Frequently Asked Questions

  • What muscles does Swimming Crawl Style work?

    It primarily trains the shoulders, upper back, glutes, and deep core while the hips and trunk stabilize the crawl pattern.

  • Is this the same as a swimming stroke in the pool?

    It is a land-based drill that copies the freestyle crawl motion. You are practicing the pattern on the floor rather than moving through water.

  • How should my arms move during the crawl?

    One arm reaches forward as the other sweeps down and back in a smooth stroke. Avoid yanking the elbow wide or swinging the arm in a big arc.

  • How high should my chest and legs lift?

    Only lift enough to keep the motion active and controlled. The goal is a small, clean hover, not a big back extension hold.

  • Can beginners do this exercise?

    Yes, but they should start with a short range and slow tempo. If coordination is the limiting factor, alternate one arm at a time before adding the full crawl rhythm.

  • What is the most common mistake with Swimming Crawl Style?

    People usually lift too high, flare the ribs, or rush the stroke.
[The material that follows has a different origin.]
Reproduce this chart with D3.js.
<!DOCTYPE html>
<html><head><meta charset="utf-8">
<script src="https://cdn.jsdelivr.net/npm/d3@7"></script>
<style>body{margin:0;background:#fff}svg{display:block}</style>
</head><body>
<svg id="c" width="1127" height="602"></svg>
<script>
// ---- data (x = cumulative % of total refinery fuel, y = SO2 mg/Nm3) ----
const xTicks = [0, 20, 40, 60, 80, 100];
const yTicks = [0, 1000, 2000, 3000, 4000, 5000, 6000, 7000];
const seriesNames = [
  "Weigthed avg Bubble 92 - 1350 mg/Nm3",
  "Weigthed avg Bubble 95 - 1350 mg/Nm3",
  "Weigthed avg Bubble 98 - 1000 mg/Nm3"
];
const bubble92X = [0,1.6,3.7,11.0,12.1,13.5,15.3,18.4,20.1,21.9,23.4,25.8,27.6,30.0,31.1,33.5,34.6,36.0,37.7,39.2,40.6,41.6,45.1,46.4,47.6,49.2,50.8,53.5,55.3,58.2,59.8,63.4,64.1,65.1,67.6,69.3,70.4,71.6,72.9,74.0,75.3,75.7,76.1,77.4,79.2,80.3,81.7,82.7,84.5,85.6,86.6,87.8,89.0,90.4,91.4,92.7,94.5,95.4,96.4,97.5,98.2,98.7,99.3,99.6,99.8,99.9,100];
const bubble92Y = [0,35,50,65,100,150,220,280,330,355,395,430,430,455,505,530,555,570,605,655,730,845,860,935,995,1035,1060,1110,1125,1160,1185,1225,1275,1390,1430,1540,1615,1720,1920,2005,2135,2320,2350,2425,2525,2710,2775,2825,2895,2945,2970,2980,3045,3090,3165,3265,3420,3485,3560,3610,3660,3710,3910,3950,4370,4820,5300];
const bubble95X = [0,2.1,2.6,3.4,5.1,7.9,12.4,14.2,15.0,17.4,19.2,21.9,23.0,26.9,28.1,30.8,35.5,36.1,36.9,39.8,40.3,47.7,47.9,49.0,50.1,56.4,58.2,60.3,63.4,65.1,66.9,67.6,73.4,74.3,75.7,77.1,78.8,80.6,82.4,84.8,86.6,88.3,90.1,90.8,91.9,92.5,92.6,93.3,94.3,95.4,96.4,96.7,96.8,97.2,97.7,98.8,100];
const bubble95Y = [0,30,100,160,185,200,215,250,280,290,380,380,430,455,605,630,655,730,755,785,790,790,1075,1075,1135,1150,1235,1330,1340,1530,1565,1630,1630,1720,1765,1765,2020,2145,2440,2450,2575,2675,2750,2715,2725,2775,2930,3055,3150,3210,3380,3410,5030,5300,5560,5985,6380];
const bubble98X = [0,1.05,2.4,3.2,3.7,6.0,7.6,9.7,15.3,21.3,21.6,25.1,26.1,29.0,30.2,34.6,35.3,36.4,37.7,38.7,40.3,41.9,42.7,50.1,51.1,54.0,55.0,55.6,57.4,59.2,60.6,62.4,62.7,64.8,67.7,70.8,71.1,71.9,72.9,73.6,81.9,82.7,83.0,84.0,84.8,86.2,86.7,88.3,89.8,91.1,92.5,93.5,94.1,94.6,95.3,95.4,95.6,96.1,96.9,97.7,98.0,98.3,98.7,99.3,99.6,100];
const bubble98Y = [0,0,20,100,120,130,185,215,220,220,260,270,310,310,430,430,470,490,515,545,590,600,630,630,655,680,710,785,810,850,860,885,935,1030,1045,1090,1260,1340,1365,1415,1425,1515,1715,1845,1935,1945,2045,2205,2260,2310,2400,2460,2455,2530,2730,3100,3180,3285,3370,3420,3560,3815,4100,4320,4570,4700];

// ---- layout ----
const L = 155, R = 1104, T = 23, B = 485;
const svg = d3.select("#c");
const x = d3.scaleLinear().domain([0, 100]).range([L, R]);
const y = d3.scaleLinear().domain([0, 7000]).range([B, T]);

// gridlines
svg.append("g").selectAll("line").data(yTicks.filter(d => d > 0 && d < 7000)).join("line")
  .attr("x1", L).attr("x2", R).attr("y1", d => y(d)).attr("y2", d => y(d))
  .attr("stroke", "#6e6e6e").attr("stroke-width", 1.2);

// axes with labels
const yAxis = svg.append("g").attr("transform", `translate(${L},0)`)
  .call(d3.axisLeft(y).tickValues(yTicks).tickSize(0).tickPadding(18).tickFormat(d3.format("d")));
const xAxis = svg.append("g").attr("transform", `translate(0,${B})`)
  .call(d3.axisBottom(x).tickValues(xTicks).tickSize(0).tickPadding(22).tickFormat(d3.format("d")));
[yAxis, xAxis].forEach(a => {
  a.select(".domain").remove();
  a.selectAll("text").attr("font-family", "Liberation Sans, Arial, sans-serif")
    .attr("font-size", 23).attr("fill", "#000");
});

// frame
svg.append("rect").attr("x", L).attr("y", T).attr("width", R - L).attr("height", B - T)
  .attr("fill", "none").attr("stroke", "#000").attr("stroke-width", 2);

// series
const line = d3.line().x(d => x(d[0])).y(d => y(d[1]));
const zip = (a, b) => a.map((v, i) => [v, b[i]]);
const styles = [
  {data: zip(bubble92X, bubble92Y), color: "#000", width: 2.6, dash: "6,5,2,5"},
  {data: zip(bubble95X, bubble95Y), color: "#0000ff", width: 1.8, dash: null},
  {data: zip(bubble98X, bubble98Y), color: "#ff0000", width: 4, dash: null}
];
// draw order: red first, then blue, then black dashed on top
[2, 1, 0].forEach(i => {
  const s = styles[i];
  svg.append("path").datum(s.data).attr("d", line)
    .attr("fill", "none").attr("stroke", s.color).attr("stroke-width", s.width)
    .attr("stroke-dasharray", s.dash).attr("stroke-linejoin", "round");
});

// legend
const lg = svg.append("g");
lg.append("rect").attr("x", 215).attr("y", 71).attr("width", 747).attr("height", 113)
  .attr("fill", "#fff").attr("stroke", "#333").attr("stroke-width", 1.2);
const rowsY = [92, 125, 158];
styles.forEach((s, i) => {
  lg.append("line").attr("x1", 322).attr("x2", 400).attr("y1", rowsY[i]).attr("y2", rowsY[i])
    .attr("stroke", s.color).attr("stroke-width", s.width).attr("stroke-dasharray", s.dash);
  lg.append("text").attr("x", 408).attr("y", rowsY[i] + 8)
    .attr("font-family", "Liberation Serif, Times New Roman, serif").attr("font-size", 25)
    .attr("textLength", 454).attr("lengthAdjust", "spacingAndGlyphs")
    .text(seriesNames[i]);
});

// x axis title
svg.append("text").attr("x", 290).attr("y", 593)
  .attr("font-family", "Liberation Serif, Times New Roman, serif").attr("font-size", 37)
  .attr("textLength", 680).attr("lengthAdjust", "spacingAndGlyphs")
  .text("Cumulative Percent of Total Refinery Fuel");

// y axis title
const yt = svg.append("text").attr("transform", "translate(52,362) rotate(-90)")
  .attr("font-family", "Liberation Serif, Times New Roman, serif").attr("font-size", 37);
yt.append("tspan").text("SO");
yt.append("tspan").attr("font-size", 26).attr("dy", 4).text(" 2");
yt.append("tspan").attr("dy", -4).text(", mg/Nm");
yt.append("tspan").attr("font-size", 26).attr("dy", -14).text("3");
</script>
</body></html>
That turns the drill into a low-back exercise instead of a coordinated crawl pattern.

  • Should I feel this in my lower back?

    A mild postural effort is normal, but the lower back should not be doing most of the work. If it is, lower the limbs and tighten the abdominal brace.

  • Where does this fit in a workout?

    It works well in a warm-up, movement prep block, or low-impact conditioning circuit when you want shoulder endurance and trunk coordination.